▶ **Your goal**
Make an exact transcription of the material, leaving out all images.

▶ **Supplied information**
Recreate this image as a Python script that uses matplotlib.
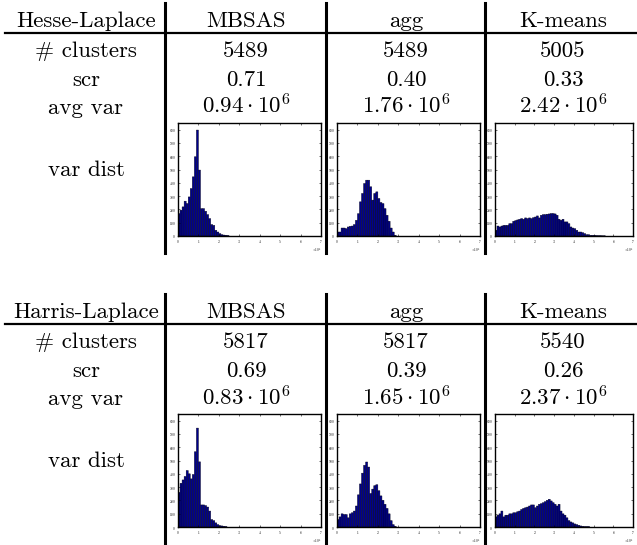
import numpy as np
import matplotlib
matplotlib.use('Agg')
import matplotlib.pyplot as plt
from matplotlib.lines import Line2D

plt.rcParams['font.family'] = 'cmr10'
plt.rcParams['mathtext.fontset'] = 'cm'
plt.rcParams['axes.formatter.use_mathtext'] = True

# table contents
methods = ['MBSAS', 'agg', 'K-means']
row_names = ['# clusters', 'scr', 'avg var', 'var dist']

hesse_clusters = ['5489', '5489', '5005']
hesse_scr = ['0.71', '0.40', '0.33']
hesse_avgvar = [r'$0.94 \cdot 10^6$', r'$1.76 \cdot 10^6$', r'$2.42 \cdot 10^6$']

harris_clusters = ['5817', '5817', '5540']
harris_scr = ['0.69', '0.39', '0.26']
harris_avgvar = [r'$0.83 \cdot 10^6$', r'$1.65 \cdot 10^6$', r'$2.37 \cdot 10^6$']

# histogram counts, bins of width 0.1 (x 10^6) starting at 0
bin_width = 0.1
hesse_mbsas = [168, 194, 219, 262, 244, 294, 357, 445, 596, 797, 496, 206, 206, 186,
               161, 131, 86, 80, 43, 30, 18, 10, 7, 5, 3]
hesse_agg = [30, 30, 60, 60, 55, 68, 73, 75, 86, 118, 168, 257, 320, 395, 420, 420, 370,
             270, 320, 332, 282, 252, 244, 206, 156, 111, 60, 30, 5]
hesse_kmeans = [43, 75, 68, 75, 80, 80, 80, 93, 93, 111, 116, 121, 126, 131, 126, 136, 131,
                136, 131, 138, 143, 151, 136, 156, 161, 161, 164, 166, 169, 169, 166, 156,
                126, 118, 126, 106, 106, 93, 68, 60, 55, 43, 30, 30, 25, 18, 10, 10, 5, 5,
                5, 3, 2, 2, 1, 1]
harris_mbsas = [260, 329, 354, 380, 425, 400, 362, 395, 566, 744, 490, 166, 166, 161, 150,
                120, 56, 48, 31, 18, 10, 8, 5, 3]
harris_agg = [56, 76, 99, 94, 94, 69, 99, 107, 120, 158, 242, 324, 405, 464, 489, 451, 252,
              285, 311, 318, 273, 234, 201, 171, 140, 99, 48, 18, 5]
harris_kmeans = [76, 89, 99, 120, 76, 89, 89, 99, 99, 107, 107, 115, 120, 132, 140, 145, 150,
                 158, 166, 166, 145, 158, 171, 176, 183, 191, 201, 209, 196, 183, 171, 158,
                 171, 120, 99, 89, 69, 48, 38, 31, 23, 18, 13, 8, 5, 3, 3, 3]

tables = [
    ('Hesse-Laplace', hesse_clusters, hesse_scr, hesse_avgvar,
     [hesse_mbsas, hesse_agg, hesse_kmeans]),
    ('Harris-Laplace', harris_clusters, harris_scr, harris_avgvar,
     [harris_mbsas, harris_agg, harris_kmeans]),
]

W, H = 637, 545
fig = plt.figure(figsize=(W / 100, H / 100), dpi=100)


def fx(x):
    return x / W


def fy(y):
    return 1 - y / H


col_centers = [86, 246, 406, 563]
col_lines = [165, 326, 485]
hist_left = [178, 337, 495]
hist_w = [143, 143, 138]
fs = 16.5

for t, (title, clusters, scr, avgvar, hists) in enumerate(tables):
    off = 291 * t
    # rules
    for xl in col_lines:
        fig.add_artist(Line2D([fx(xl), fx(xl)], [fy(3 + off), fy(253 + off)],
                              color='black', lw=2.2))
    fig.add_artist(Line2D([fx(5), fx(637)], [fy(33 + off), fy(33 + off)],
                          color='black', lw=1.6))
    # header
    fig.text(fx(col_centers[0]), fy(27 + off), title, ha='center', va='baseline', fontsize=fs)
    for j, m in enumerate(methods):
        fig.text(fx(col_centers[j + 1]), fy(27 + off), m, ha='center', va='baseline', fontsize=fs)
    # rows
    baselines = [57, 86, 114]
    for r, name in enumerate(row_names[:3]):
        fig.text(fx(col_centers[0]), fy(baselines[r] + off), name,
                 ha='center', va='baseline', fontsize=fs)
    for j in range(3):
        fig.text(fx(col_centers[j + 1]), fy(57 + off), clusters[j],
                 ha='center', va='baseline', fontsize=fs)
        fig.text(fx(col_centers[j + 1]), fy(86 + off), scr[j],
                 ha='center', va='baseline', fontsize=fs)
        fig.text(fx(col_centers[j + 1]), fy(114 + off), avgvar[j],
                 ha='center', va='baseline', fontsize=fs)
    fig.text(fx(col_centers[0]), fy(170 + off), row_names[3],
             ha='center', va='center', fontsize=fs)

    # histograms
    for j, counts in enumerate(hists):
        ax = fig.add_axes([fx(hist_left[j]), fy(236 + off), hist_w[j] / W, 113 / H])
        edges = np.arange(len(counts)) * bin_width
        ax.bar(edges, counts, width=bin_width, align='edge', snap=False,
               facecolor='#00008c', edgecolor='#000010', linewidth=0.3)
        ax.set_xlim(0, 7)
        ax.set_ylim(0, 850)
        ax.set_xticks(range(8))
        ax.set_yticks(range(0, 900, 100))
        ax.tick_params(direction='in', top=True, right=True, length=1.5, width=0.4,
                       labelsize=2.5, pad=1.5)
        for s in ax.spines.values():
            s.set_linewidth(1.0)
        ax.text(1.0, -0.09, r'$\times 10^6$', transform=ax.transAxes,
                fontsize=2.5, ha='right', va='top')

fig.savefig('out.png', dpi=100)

▶ **Finished exercise**
Recreate this image as a Python script that uses matplotlib.
import numpy as np
import matplotlib
matplotlib.use('Agg')
import matplotlib.pyplot as plt
from matplotlib.lines import Line2D

plt.rcParams['font.family'] = 'cmr10'
plt.rcParams['mathtext.fontset'] = 'cm'
plt.rcParams['axes.formatter.use_mathtext'] = True

# table contents
methods = ['MBSAS', 'agg', 'K-means']
row_names = ['# clusters', 'scr', 'avg var', 'var dist']

hesse_clusters = ['5489', '5489', '5005']
hesse_scr = ['0.71', '0.40', '0.33']
hesse_avgvar = [r'$0.94 \cdot 10^6$', r'$1.76 \cdot 10^6$', r'$2.42 \cdot 10^6$']

harris_clusters = ['5817', '5817', '5540']
harris_scr = ['0.69', '0.39', '0.26']
harris_avgvar = [r'$0.83 \cdot 10^6$', r'$1.65 \cdot 10^6$', r'$2.37 \cdot 10^6$']

# histogram counts, bins of width 0.1 (x 10^6) starting at 0
bin_width = 0.1
hesse_mbsas = [168, 194, 219, 262, 244, 294, 357, 445, 596, 797, 496, 206, 206, 186,
               161, 131, 86, 80, 43, 30, 18, 10, 7, 5, 3]
hesse_agg = [30, 30, 60, 60, 55, 68, 73, 75, 86, 118, 168, 257, 320, 395, 420, 420, 370,
             270, 320, 332, 282, 252, 244, 206, 156, 111, 60, 30, 5]
hesse_kmeans = [43, 75, 68, 75, 80, 80, 80, 93, 93, 111, 116, 121, 126, 131, 126, 136, 131,
                136, 131, 138, 143, 151, 136, 156, 161, 161, 164, 166, 169, 169, 166, 156,
                126, 118, 126, 106, 106, 93, 68, 60, 55, 43, 30, 30, 25, 18, 10, 10, 5, 5,
                5, 3, 2, 2, 1, 1]
harris_mbsas = [260, 329, 354, 380, 425, 400, 362, 395, 566, 744, 490, 166, 166, 161, 150,
                120, 56, 48, 31, 18, 10, 8, 5, 3]
harris_agg = [56, 76, 99, 94, 94, 69, 99, 107, 120, 158, 242, 324, 405, 464, 489, 451, 252,
              285, 311, 318, 273, 234, 201, 171, 140, 99, 48, 18, 5]
harris_kmeans = [76, 89, 99, 120, 76, 89, 89, 99, 99, 107, 107, 115, 120, 132, 140, 145, 150,
                 158, 166, 166, 145, 158, 171, 176, 183, 191, 201, 209, 196, 183, 171, 158,
                 171, 120, 99, 89, 69, 48, 38, 31, 23, 18, 13, 8, 5, 3, 3, 3]

tables = [
    ('Hesse-Laplace', hesse_clusters, hesse_scr, hesse_avgvar,
     [hesse_mbsas, hesse_agg, hesse_kmeans]),
    ('Harris-Laplace', harris_clusters, harris_scr, harris_avgvar,
     [harris_mbsas, harris_agg, harris_kmeans]),
]

W, H = 637, 545
fig = plt.figure(figsize=(W / 100, H / 100), dpi=100)


def fx(x):
    return x / W


def fy(y):
    return 1 - y / H


col_centers = [86, 246, 406, 563]
col_lines = [165, 326, 485]
hist_left = [178, 337, 495]
hist_w = [143, 143, 138]
fs = 16.5

for t, (title, clusters, scr, avgvar, hists) in enumerate(tables):
    off = 291 * t
    # rules
    for xl in col_lines:
        fig.add_artist(Line2D([fx(xl), fx(xl)], [fy(3 + off), fy(253 + off)],
                              color='black', lw=2.2))
    fig.add_artist(Line2D([fx(5), fx(637)], [fy(33 + off), fy(33 + off)],
                          color='black', lw=1.6))
    # header
    fig.text(fx(col_centers[0]), fy(27 + off), title, ha='center', va='baseline', fontsize=fs)
    for j, m in enumerate(methods):
        fig.text(fx(col_centers[j + 1]), fy(27 + off), m, ha='center', va='baseline', fontsize=fs)
    # rows
    baselines = [57, 86, 114]
    for r, name in enumerate(row_names[:3]):
        fig.text(fx(col_centers[0]), fy(baselines[r] + off), name,
                 ha='center', va='baseline', fontsize=fs)
    for j in range(3):
        fig.text(fx(col_centers[j + 1]), fy(57 + off), clusters[j],
                 ha='center', va='baseline', fontsize=fs)
        fig.text(fx(col_centers[j + 1]), fy(86 + off), scr[j],
                 ha='center', va='baseline', fontsize=fs)
        fig.text(fx(col_centers[j + 1]), fy(114 + off), avgvar[j],
                 ha='center', va='baseline', fontsize=fs)
    fig.text(fx(col_centers[0]), fy(170 + off), row_names[3],
             ha='center', va='center', fontsize=fs)

    # histograms
    for j, counts in enumerate(hists):
        ax = fig.add_axes([fx(hist_left[j]), fy(236 + off), hist_w[j] / W, 113 / H])
        edges = np.arange(len(counts)) * bin_width
        ax.bar(edges, counts, width=bin_width, align='edge', snap=False,
               facecolor='#00008c', edgecolor='#000010', linewidth=0.3)
        ax.set_xlim(0, 7)
        ax.set_ylim(0, 850)
        ax.set_xticks(range(8))
        ax.set_yticks(range(0, 900, 100))
        ax.tick_params(direction='in', top=True, right=True, length=1.5, width=0.4,
                       labelsize=2.5, pad=1.5)
        for s in ax.spines.values():
            s.set_linewidth(1.0)
        ax.text(1.0, -0.09, r'$\times 10^6$', transform=ax.transAxes,
                fontsize=2.5, ha='right', va='top')

fig.savefig('out.png', dpi=100)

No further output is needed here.